■ **EXERCISE**:
Transcribe everything in the data word for word. Pictures are left out.

■ **PROVIDED MATERIAL**:
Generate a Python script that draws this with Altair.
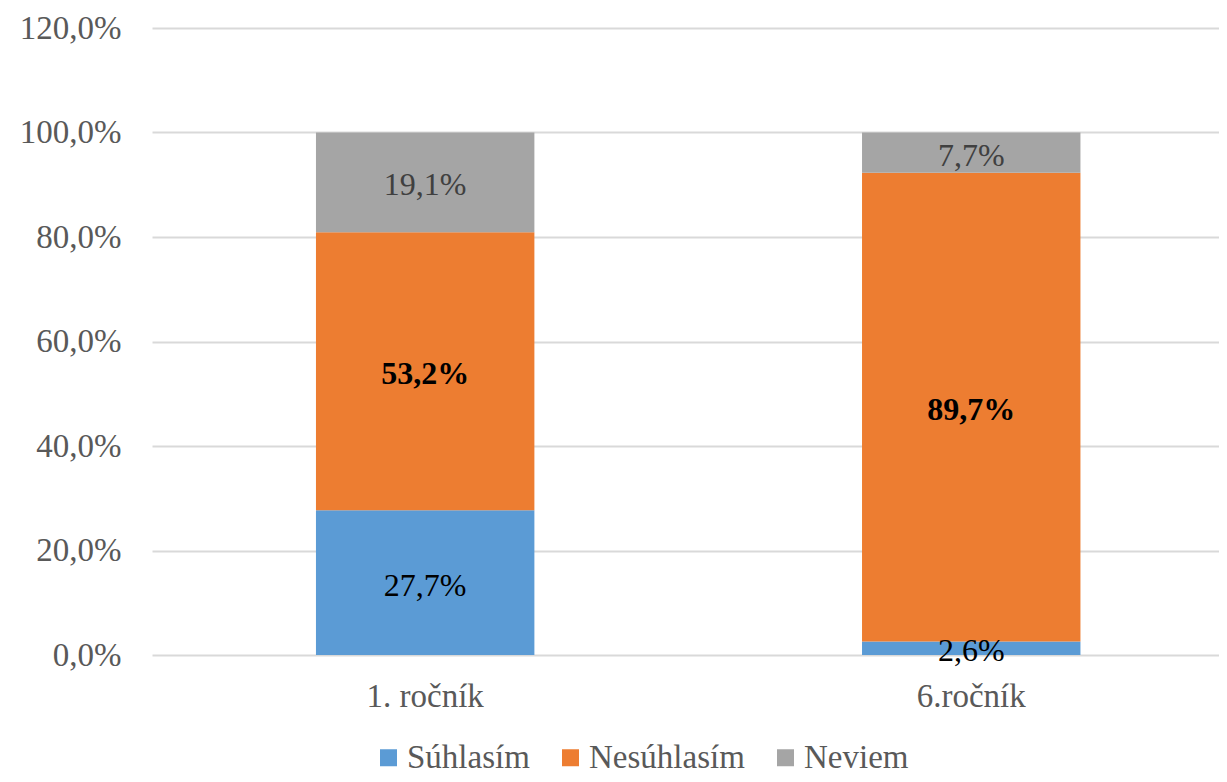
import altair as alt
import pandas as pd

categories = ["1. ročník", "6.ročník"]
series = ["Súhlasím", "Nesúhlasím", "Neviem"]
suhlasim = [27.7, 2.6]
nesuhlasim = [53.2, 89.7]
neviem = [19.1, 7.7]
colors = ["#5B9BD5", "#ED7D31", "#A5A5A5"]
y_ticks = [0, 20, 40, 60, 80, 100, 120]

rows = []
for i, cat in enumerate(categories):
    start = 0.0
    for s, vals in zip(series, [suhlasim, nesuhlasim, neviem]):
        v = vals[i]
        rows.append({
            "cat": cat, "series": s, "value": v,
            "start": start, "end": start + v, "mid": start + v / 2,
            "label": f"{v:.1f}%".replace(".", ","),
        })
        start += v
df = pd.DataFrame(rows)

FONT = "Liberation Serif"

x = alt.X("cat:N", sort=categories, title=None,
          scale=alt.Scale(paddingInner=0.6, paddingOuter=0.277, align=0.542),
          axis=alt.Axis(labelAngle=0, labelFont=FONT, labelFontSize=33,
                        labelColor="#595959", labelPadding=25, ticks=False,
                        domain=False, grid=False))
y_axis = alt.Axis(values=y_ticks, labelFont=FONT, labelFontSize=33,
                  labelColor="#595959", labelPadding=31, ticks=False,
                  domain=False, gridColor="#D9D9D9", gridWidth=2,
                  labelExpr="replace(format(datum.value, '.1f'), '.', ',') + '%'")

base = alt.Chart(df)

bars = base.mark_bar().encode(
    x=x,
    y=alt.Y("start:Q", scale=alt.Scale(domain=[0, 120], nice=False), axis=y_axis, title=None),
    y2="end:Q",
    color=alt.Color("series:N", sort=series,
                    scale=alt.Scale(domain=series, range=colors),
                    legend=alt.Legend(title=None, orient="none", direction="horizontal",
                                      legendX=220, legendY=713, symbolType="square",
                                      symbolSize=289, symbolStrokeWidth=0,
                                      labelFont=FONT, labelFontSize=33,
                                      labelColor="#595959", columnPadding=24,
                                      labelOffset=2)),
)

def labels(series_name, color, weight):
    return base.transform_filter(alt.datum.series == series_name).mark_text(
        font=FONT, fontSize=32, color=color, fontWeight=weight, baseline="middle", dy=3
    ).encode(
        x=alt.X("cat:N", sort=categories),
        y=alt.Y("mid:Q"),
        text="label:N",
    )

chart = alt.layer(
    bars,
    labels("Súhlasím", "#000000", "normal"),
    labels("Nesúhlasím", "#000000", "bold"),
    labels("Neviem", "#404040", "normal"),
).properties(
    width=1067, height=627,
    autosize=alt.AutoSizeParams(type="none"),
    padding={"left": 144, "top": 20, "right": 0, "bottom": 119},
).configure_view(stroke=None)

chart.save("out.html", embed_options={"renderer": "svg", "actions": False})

■ **THE SOLUTION**:
Generate a Python script that draws this with Altair.
import altair as alt
import pandas as pd

categories = ["1. ročník", "6.ročník"]
series = ["Súhlasím", "Nesúhlasím", "Neviem"]
suhlasim = [27.7, 2.6]
nesuhlasim = [53.2, 89.7]
neviem = [19.1, 7.7]
colors = ["#5B9BD5", "#ED7D31", "#A5A5A5"]
y_ticks = [0, 20, 40, 60, 80, 100, 120]

rows = []
for i, cat in enumerate(categories):
    start = 0.0
    for s, vals in zip(series, [suhlasim, nesuhlasim, neviem]):
        v = vals[i]
        rows.append({
            "cat": cat, "series": s, "value": v,
            "start": start, "end": start + v, "mid": start + v / 2,
            "label": f"{v:.1f}%".replace(".", ","),
        })
        start += v
df = pd.DataFrame(rows)

FONT = "Liberation Serif"

x = alt.X("cat:N", sort=categories, title=None,
          scale=alt.Scale(paddingInner=0.6, paddingOuter=0.277, align=0.542),
          axis=alt.Axis(labelAngle=0, labelFont=FONT, labelFontSize=33,
                        labelColor="#595959", labelPadding=25, ticks=False,
                        domain=False, grid=False))
y_axis = alt.Axis(values=y_ticks, labelFont=FONT, labelFontSize=33,
                  labelColor="#595959", labelPadding=31, ticks=False,
                  domain=False, gridColor="#D9D9D9", gridWidth=2,
                  labelExpr="replace(format(datum.value, '.1f'), '.', ',') + '%'")

base = alt.Chart(df)

bars = base.mark_bar().encode(
    x=x,
    y=alt.Y("start:Q", scale=alt.Scale(domain=[0, 120], nice=False), axis=y_axis, title=None),
    y2="end:Q",
    color=alt.Color("series:N", sort=series,
                    scale=alt.Scale(domain=series, range=colors),
                    legend=alt.Legend(title=None, orient="none", direction="horizontal",
                                      legendX=220, legendY=713, symbolType="square",
                                      symbolSize=289, symbolStrokeWidth=0,
                                      labelFont=FONT, labelFontSize=33,
                                      labelColor="#595959", columnPadding=24,
                                      labelOffset=2)),
)

def labels(series_name, color, weight):
    return base.transform_filter(alt.datum.series == series_name).mark_text(
        font=FONT, fontSize=32, color=color, fontWeight=weight, baseline="middle", dy=3
    ).encode(
        x=alt.X("cat:N", sort=categories),
        y=alt.Y("mid:Q"),
        text="label:N",
    )

chart = alt.layer(
    bars,
    labels("Súhlasím", "#000000", "normal"),
    labels("Nesúhlasím", "#000000", "bold"),
    labels("Neviem", "#404040", "normal"),
).properties(
    width=1067, height=627,
    autosize=alt.AutoSizeParams(type="none"),
    padding={"left": 144, "top": 20, "right": 0, "bottom": 119},
).configure_view(stroke=None)

chart.save("out.html", embed_options={"renderer": "svg", "actions": False})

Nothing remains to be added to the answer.